In Italia nel 2011 la spesa in ricerca e sviluppo in campo energetico è cresciuta ad una velocità tripla rispetto alla media (+34,3% contro un +6,1% complessivo degli altri settori). A rivelarlo è il Rapporto 2013 sull’Innovazione Energetica di I-Com (Istituto per la Competitività), think tank che effettua analisi sul tema della competitività dell’Italia nel contesto politico-economico internazionale.

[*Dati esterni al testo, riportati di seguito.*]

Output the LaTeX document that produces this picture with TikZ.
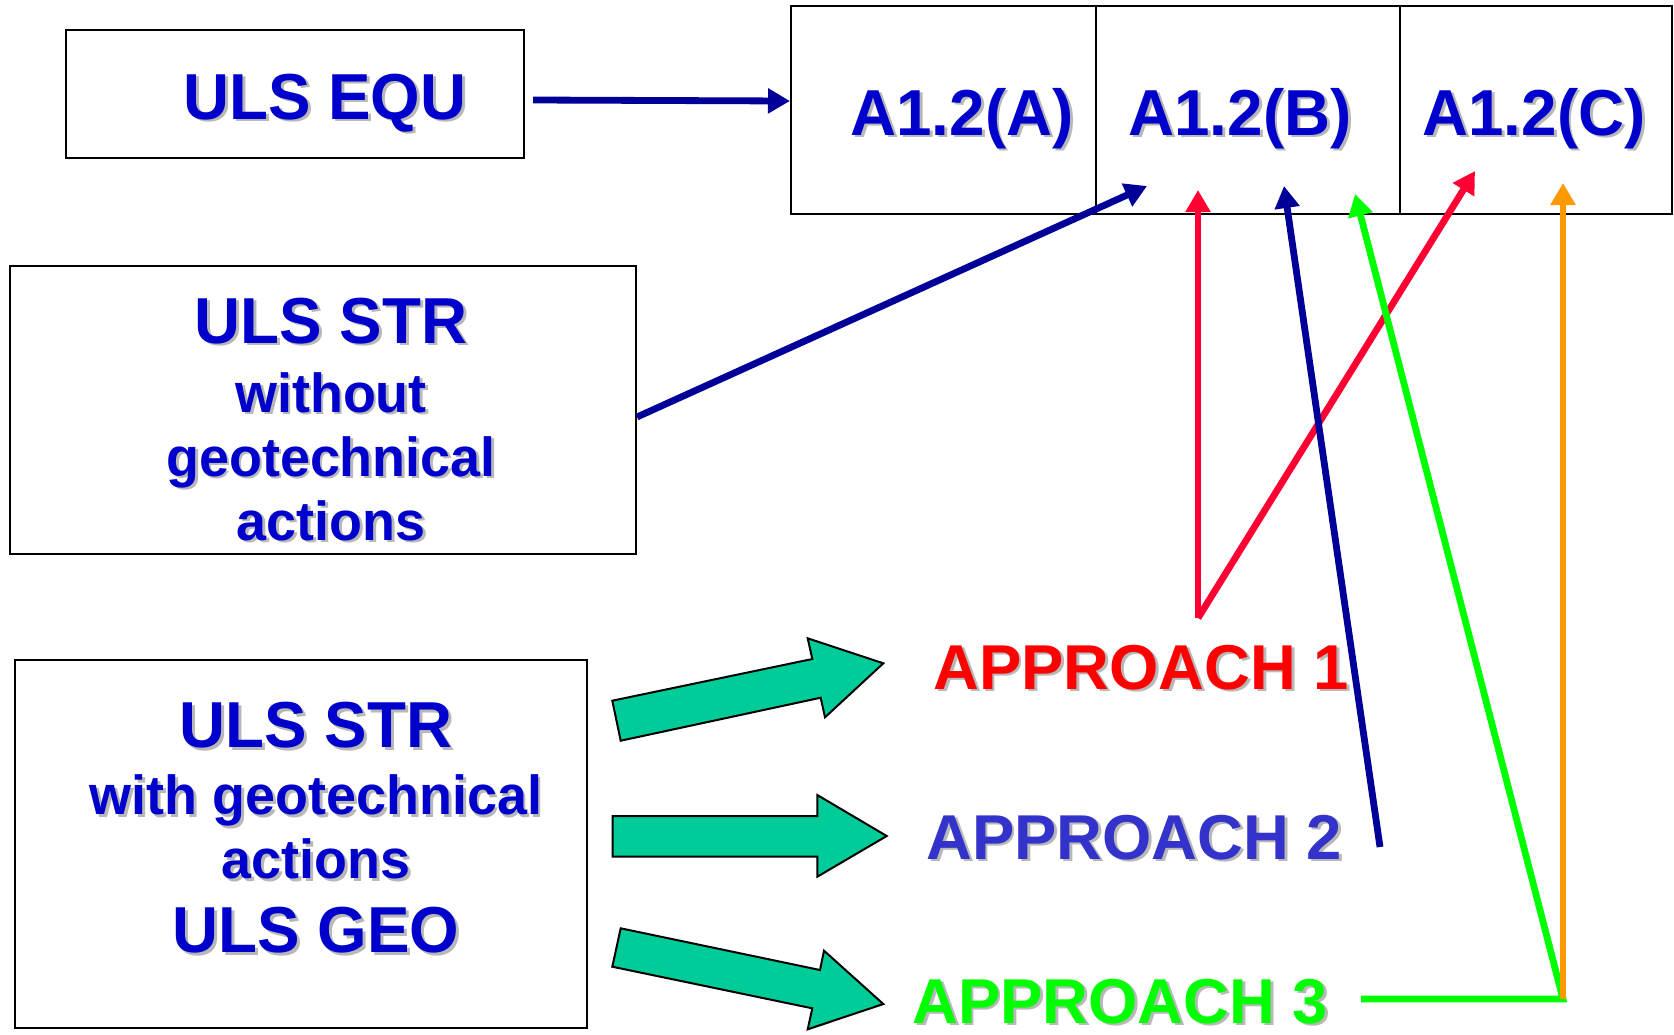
\documentclass[tikz,border=0pt]{standalone}
\usepackage{fontspec}
\setmainfont{Liberation Sans}[FakeStretch=0.98]
\newfontfamily\apfont{Liberation Sans}
\usetikzlibrary{arrows.meta}
\definecolor{txtblue}{HTML}{0000CC}
\definecolor{cNavy}{HTML}{000099}
\definecolor{cRedTxt}{HTML}{FF0000}
\definecolor{cRed}{HTML}{FF0033}
\definecolor{cViolet}{HTML}{3333CC}
\definecolor{cGreen}{HTML}{00FF00}
\definecolor{cOrange}{HTML}{FF9900}
\definecolor{cBlock}{HTML}{00CC99}
\definecolor{shgray}{HTML}{B8B8B8}
\newcommand\shd[1]{\leavevmode\rlap{\kern1.4pt\raisebox{-1.4pt}{\color{shgray}#1}}#1}
\begin{document}
\begin{tikzpicture}[x=0.5pt,y=-0.5pt,
  box/.style={draw=black,line width=1pt,inner sep=0pt},
  big/.style={font=\bfseries\fontsize{32.5}{32}\selectfont,text=txtblue,inner sep=0pt},
  small/.style={font=\bfseries\fontsize{27.5}{32}\selectfont,text=txtblue,inner sep=0pt,align=center},
  appr/.style={font=\apfont\bfseries\fontsize{31.7}{32}\selectfont,inner sep=0pt,anchor=base west},
  conn/.style={line width=3.4pt,-{Triangle[length=11pt,width=12pt]}},
  blockarrow/.style={fill=cBlock,draw=black,line width=1pt,line join=miter}]
\useasboundingbox (0,0) rectangle (1674,1034);
% top-left box
\node[box,minimum width=229pt,minimum height=64pt] (e1) at (295,94) {};
\node[big,anchor=base] (e1t) at (325,119) {\shd{ULS EQU}};
% table
\node[box,minimum width=152.5pt,minimum height=104pt] (cA) at (943.5,110) {};
\node[box,minimum width=152pt,minimum height=104pt] (cB) at (1248,110) {};
\node[box,minimum width=136pt,minimum height=104pt] (cC) at (1536,110) {};
\node[big,anchor=base] (tA) at (962,135) {\shd{A1.2(A)}};
\node[big,anchor=base] (tB) at (1240,135) {\shd{A1.2(B)}};
\node[big,anchor=base] (tC) at (1534,135) {\shd{A1.2(C)}};
% ULS STR without
\node[box,minimum width=313pt,minimum height=144pt] (s2) at (323,410) {};
\node[small] (s2t) at (331,420.5) {{\fontsize{32.5}{32}\selectfont\shd{ULS STR}}\\[2.5pt]\shd{without}\\\shd{geotechnical}\\\shd{actions}};
% ULS STR with
\node[box,minimum width=286pt,minimum height=184pt] (s3) at (301,844) {};
\node[small] (s3t) at (316,829) {{\fontsize{32.5}{32}\selectfont\shd{ULS STR}}\\[1.5pt]\shd{with geotechnical}\\\shd{actions}\\[5pt]{\fontsize{32.5}{32}\selectfont\shd{ULS GEO}}};
% approaches
\node[appr,text=cRedTxt] (ap1) at (933,689) {\shd{APPROACH 1}};
\node[appr,text=cViolet] (ap2) at (926,859) {\shd{APPROACH 2}};
\node[appr,text=cGreen] (ap3) at (912,1023) {\shd{APPROACH 3}};
% block arrows
\draw[blockarrow] (612.3,700.7) -- (812.3,659) -- (807.7,638.3) -- (883.3,663.3) -- (825,717.3) -- (820.7,697.7) -- (620.7,740.7) -- cycle;
\draw[blockarrow] (612.7,816) -- (817.3,816) -- (817.3,795) -- (886.7,836) -- (817.3,876.7) -- (817.3,856.7) -- (612.7,856.7) -- cycle;
\draw[blockarrow] (620.7,928.3) -- (820,970) -- (824,950.7) -- (883.3,1004) -- (807.7,1029.3) -- (812.3,1008.3) -- (612.3,966.7) -- cycle;
% connector coordinates
\coordinate (tB1) at (1147,186);
\coordinate (r0) at (1198,618);
\coordinate (tB2) at (1198,190);
\coordinate (tC1) at (1475,171);
\coordinate (n0) at (1380,847);
\coordinate (tB3) at (1284,186);
\coordinate (g0) at (1361,999);
\coordinate (g1) at (1563,999);
\coordinate (tB4) at (1355,194);
\coordinate (tC2) at (1563,183);
% connectors
\draw[conn,cNavy] ([xshift=4pt,yshift=-3pt]e1.east) -- ([yshift=4.5pt]cA.west);
\draw[conn,cNavy] ([yshift=-3.5pt]s2.east) -- (tB1);
\draw[conn,cRed] (r0) -- (tB2);
\draw[conn,cRed] (r0) -- (tC1);
\draw[conn,cNavy] (n0) -- (tB3);
\draw[conn,cGreen] (g0) -- (g1) -- (tB4);
\draw[conn,cOrange] (g1) -- (tC2);
\end{tikzpicture}
\end{document}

Il rapporto presentato oggi a Roma, curato da Franco D’Amore e Massimo La Scala e svolto in collaborazione con Abb Italia, Assoelettrica, Cnr, Enea, Enel, Eni, Rse e Terna, evidenzia un cospicuo aumento degli investimenti nella ricerca energetica nel mondo.
Quanto e dove si investe in Italia
Pur evidenziando una ripresa rispetto al 2010, con 1,31 miliardi di dollari, l’Italia si posiziona però in fondo alla classifica dei principali Paesi per gli investimenti in innovazione energetica. Un significativo aumento registrano sia le risorse pubbliche investite (+23%) sia quelle private (+5%).

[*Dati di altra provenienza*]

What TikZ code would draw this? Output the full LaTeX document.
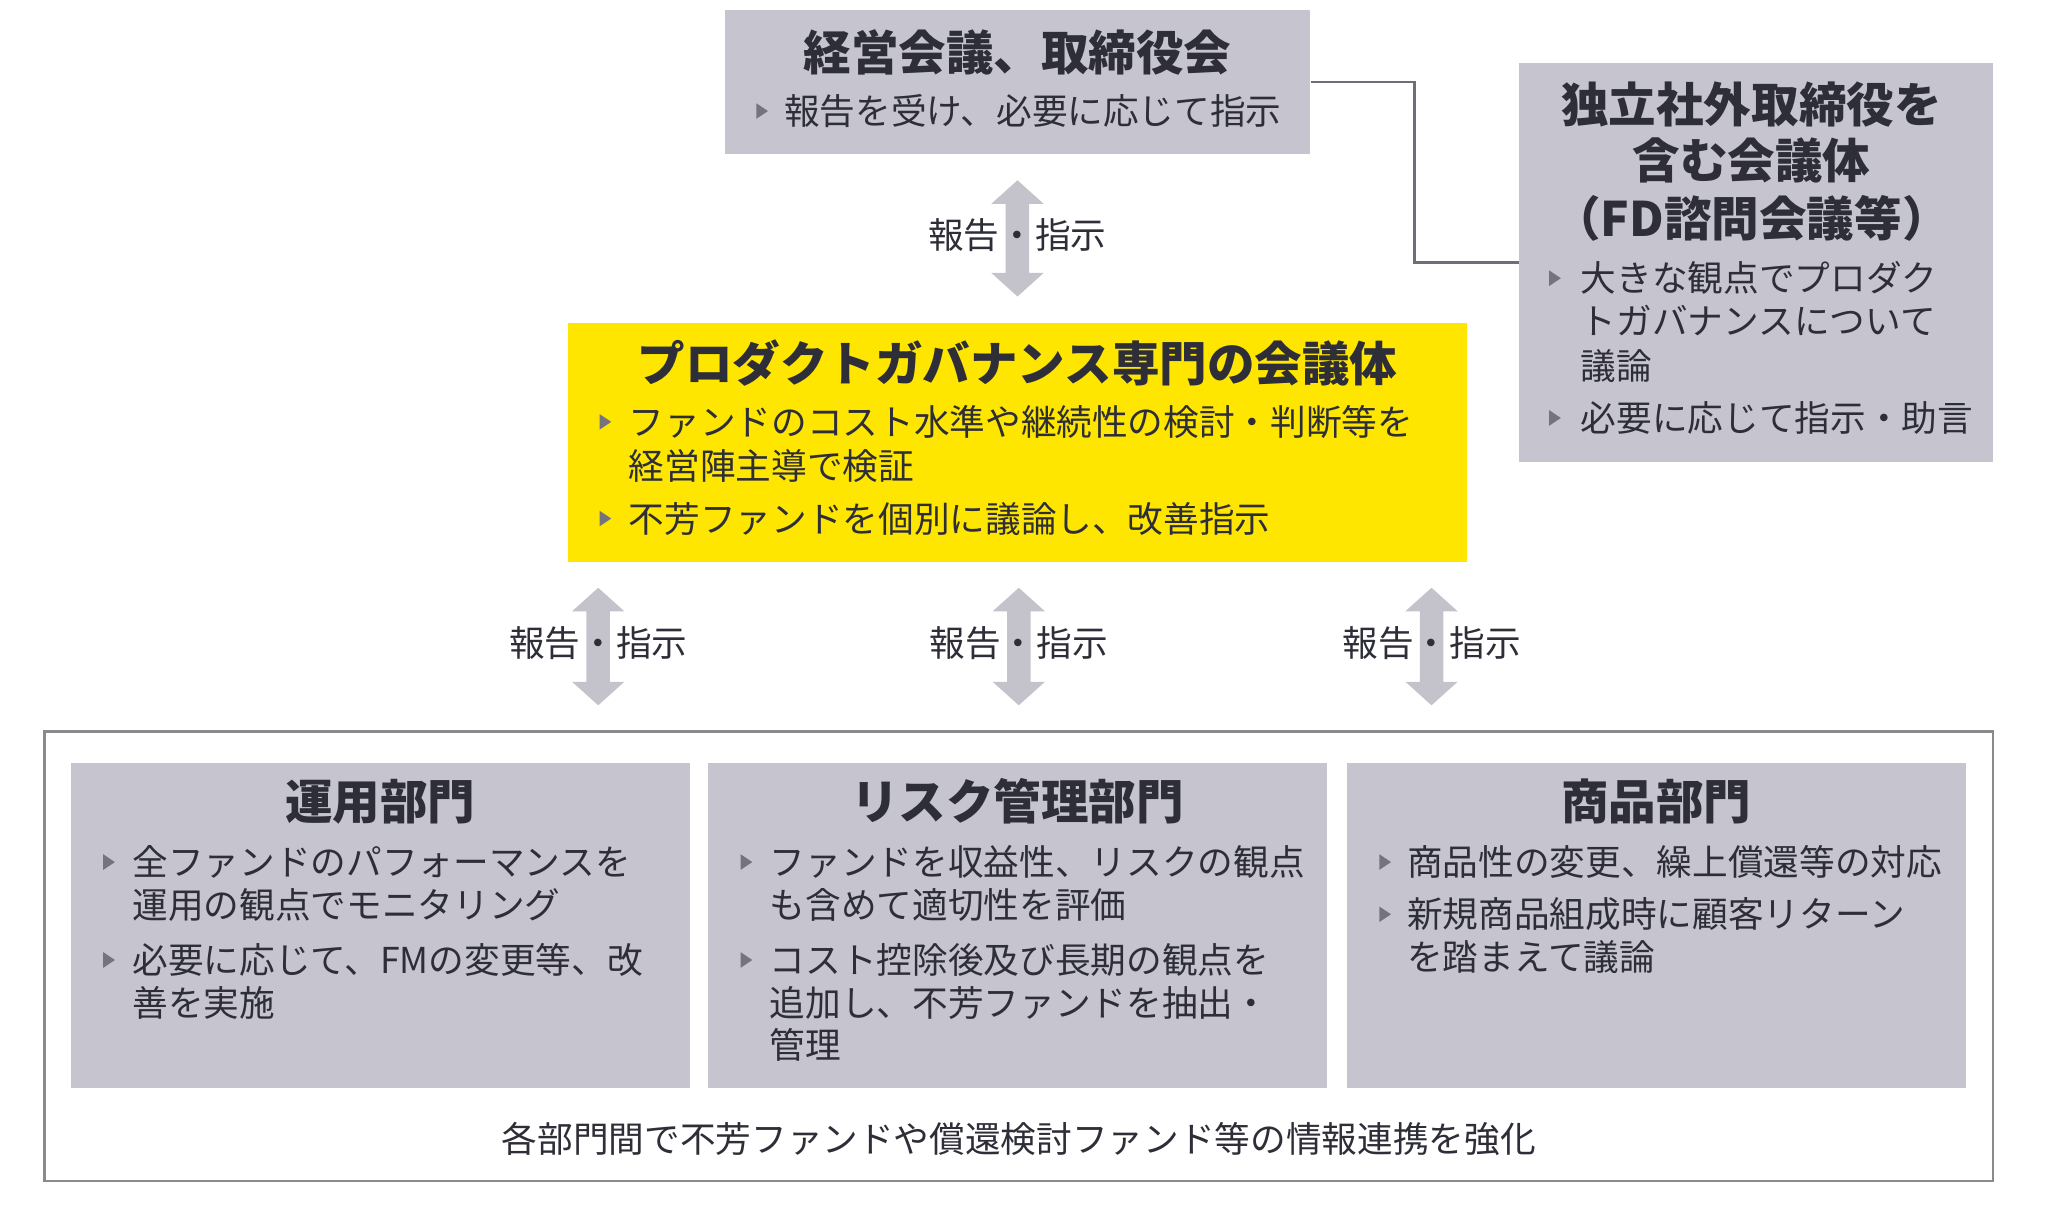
\documentclass[tikz,border=0pt]{standalone}
\usepackage{fontspec}
\setmainfont{Noto Sans CJK JP}
\usetikzlibrary{fit}
\definecolor{boxgray}{HTML}{C6C5CF}
\definecolor{eyyellow}{HTML}{FFE600}
\definecolor{txt}{HTML}{2E2E38}
\definecolor{bulc}{HTML}{74747E}
\definecolor{arrc}{HTML}{C4C3CC}
\definecolor{connc}{HTML}{6E6E78}
\definecolor{outerc}{HTML}{8A8A8E}
\tikzset{
  box/.style={fill=boxgray, draw=none, inner sep=0pt},
  ybox/.style={fill=eyyellow, draw=none, inner sep=0pt},
  body/.style={anchor=base west, inner sep=0pt, text=txt, font=\fontsize{13.65}{16}\selectfont},
  lbl/.style={anchor=base, inner sep=0pt, text=txt, font=\fontsize{13.65}{16}\selectfont},
  ttl/.style={anchor=base, inner sep=0pt, text=txt, font=\fontsize{18.2}{22}\selectfont\bfseries},
  conn/.style={draw=connc, line width=0.9pt},
}
% bullet triangle at (x, centre y)
\newcommand\bultri[2]{\fill[bulc] (#1-4,#2-6) -- (#1+5,#2) -- (#1-4,#2+6) -- cycle;}
% text line: name, x, centre y, text
\newcommand\tline[4]{\node[body] (#1) at (#2,#3+10.4) {#4};}
% title line: name, x, centre y, text
\newcommand\tttl[4]{\node[ttl] (#1) at (#2,#3+13.8) {#4};}
% double block arrow: x, top y, bottom y
\newcommand\dblarrow[3]{%
  \coordinate (ta) at (#1,#2);
  \coordinate (tb) at (#1,#3);
  \fill[arrc] (ta) -- ++(20,18) -- ++(-11,0) -- (#1+9,#3-18) -- ++(11,0) -- (tb)
     -- (#1-20,#3-18) -- ++(11,0) -- (#1-9,#2+18) -- ++(-11,0) -- cycle;}
\begin{document}
\begin{tikzpicture}[x=0.5pt,y=-0.5pt]
\useasboundingbox (0,0) rectangle (1568,932.5);

% ---------- top box
\node[box, fit={(555,8) (1003,118)}] (top) {};
\tttl{topt}{779}{40}{経営会議、取締役会}
\bultri{583}{85}
\tline{topb}{600}{85}{報告を受け、必要に応じて指示}

% ---------- right box
\node[box, fit={(1163,48) (1526,354)}] (fd) {};
\tttl{fdt1}{1341}{80}{独立社外取締役を}
\tttl{fdt2}{1341}{123}{含む会議体}
\tttl{fdt3}{1341}{167}{（FD諮問会議等）}
\bultri{1190}{213}
\tline{fdb1}{1210}{213}{大きな観点でプロダク}
\tline{fdb2}{1210}{246}{トガバナンスについて}
\tline{fdb3}{1210}{280}{議論}
\bultri{1190}{320}
\tline{fdb4}{1210}{320}{必要に応じて指示・助言}

\draw[conn] (top.east) -- (1083,63) |- (fd.west);

% ---------- top arrow
\dblarrow{779}{138}{227}
\node[lbl] (lab0) at (779,180+10.4) {報告・指示};

% ---------- yellow box
\node[ybox, fit={(435,247) (1123,430)}] (pg) {};
\tttl{pgt}{779}{278}{プロダクトガバナンス専門の会議体}
\bultri{463}{323}
\tline{pgb1}{481}{323}{ファンドのコスト水準や継続性の検討・判断等を}
\tline{pgb2}{481}{357}{経営陣主導で検証}
\bultri{463}{397}
\tline{pgb3}{481}{397}{不芳ファンドを個別に議論し、改善指示}

% ---------- lower arrows
\dblarrow{458}{450}{540}
\node[lbl] (lab1) at (458,492+10.4) {報告・指示};
\dblarrow{780}{450}{540}
\node[lbl] (lab2) at (780,492+10.4) {報告・指示};
\dblarrow{1096}{450}{540}
\node[lbl] (lab3) at (1096,492+10.4) {報告・指示};

% ---------- outer frame
\node[draw=outerc, line width=0.9pt, fill=white, inner sep=0pt, fit={(34,560) (1526,904)}] (outer) {};

% ---------- department boxes
\node[box, fit={(54,584) (528,833)}] (d1) {};
\node[box, fit={(542,584) (1016,833)}] (d2) {};
\node[box, fit={(1031,584) (1505,833)}] (d3) {};

\tttl{d1t}{291}{614}{運用部門}
\bultri{83}{660}
\tline{d1b1}{101}{660}{全ファンドのパフォーマンスを}
\tline{d1b2}{101}{693}{運用の観点でモニタリング}
\bultri{83}{735}
\tline{d1b3}{101}{735}{必要に応じて、FMの変更等、改}
\tline{d1b4}{101}{768}{善を実施}

\tttl{d2t}{779}{614}{リスク管理部門}
\bultri{571}{660}
\tline{d2b1}{589}{660}{ファンドを収益性、リスクの観点}
\tline{d2b2}{589}{693}{も含めて適切性を評価}
\bultri{571}{735}
\tline{d2b3}{589}{735}{コスト控除後及び長期の観点を}
\tline{d2b4}{589}{768}{追加し、不芳ファンドを抽出・}
\tline{d2b5}{589}{800}{管理}

\tttl{d3t}{1268}{614}{商品部門}
\bultri{1060}{660}
\tline{d3b1}{1077}{660}{商品性の変更、繰上償還等の対応}
\bultri{1060}{700}
\tline{d3b2}{1077}{700}{新規商品組成時に顧客リターン}
\tline{d3b3}{1077}{733}{を踏まえて議論}

\node[lbl] (bottom) at (780,872+10.4) {各部門間で不芳ファンドや償還検討ファンド等の情報連携を強化};
\end{tikzpicture}
\end{document}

Gli investimenti pubblici si sono concentrati in particolare sul settore dell’efficienza energetica (24% del totale), che invece a livello globale vede un peso molto inferiore (8%). Tra i paesi europei solo il Regno Unito fa meglio dell’Italia in questo ambito. Dimezzato, rispetto a 10 anni prima, il volume di risorse destinate al nucleare (23%), mentre le rinnovabili si attestano al 17%.

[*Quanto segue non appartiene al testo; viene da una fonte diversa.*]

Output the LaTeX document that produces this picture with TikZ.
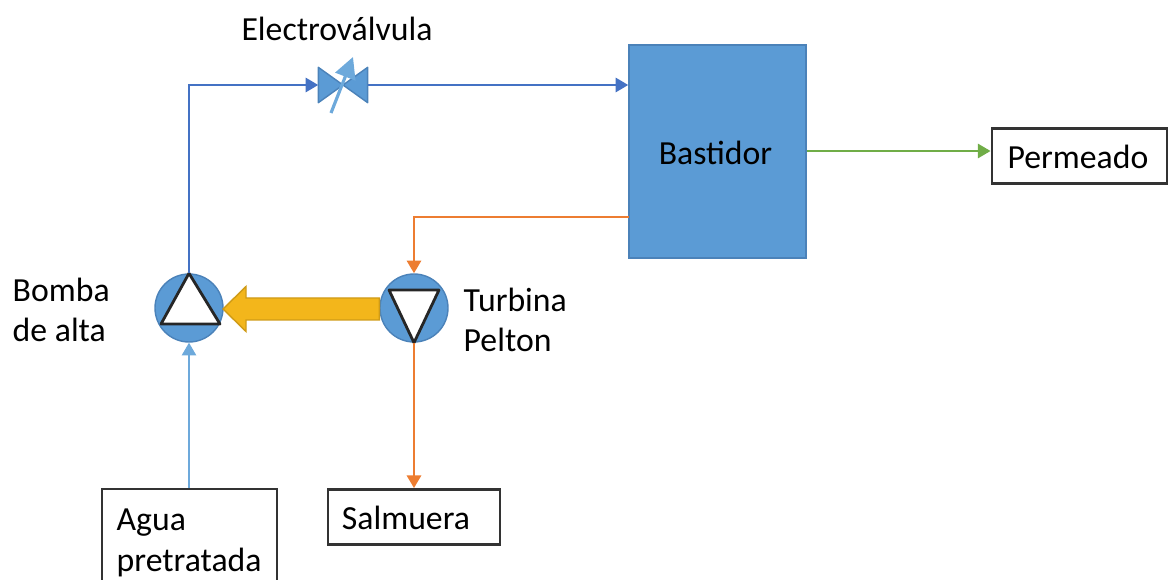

Pubblicazioni scientifiche vs brevetti
È nel campo delle pubblicazioni scientifiche che l’Italia si colloca ai primi posti della classifica dei principali player dell’innovazione energetica stilata da I-Com: con 113 articoli pubblicati nel 2012 dei quasi 2.500 articoli pubblicati sulle più prestigiose riviste scientifiche internazionali del settore energetico, il nostro Paese si piazza al quinto posto, con la Lombardia prima tra le regioni con il 21% di pubblicazioni in campo energetico, seguita dalla Sicilia, con il 10%.
Ma a una elevata produttività nazionale nel campo della ricerca non fa fronte un adeguato output in fatto di brevettazione. Su un campione di 17.437 brevetti depositati presso l’ufficio brevetti europeo nel 2012 e relativo alle tecnologie energetiche a bassi impatto ambientale, solo 154 sono italiani.
Nel passaggio tra ricerca di base e ricerca applicata la Lombardia continua a primeggiare con il 30% dei brevetti, mentre le regioni meridionali evidenziano la scollatura più forte. Questo accade soprattutto in Sicilia, regione che nonostante la buona produzione di articoli scientifici, si posiziona al tredicesimo posto.
La ragione? La scarsa propensione italiana a brevettare potrebbe risiedere primariamente nella struttura stessa del tessuto produttivo, fondato su una larga diffusione di aziende di piccola dimensione.
Analisi e proposte per sostenere l’innovazione
Lo studio di I-Com propone una serie di considerazioni sul ruolo dei diversi attori coinvolti in questo processo.
Come accade all’estero, nei paesi più avanzati, I-Com propone di affrontare il nodo delle Pmi, mettendole al centro di specifiche piattaforme di sviluppo con strumenti dedicati e di puntare su programmi di ricerca a lungo termine e di forte impatto limitando la frammentazione delle risorse a fronte di una quantità sempre più limitata.
Il Rapporto invita poi a promuovere con decisione la realizzazione di progetti dimostrativi in campo energetico, snellendo i processi autorizzativi e rendendo più efficiente il sistema delle incentivazioni e sensibilizza gli operatori del settore ad avere una visione di medio termine sugli obiettivi di politica energetica nazionale e con la strategia industriale e della ricerca.
È importante inoltre che l’Italia contribuisca attivamente alla definizione di obiettivi e strumenti nell’ambito della politica europea a favore dell’innovazione energetica garantendo un’adeguata rappresentanza delle esigenze del tessuto produttivo nazionale.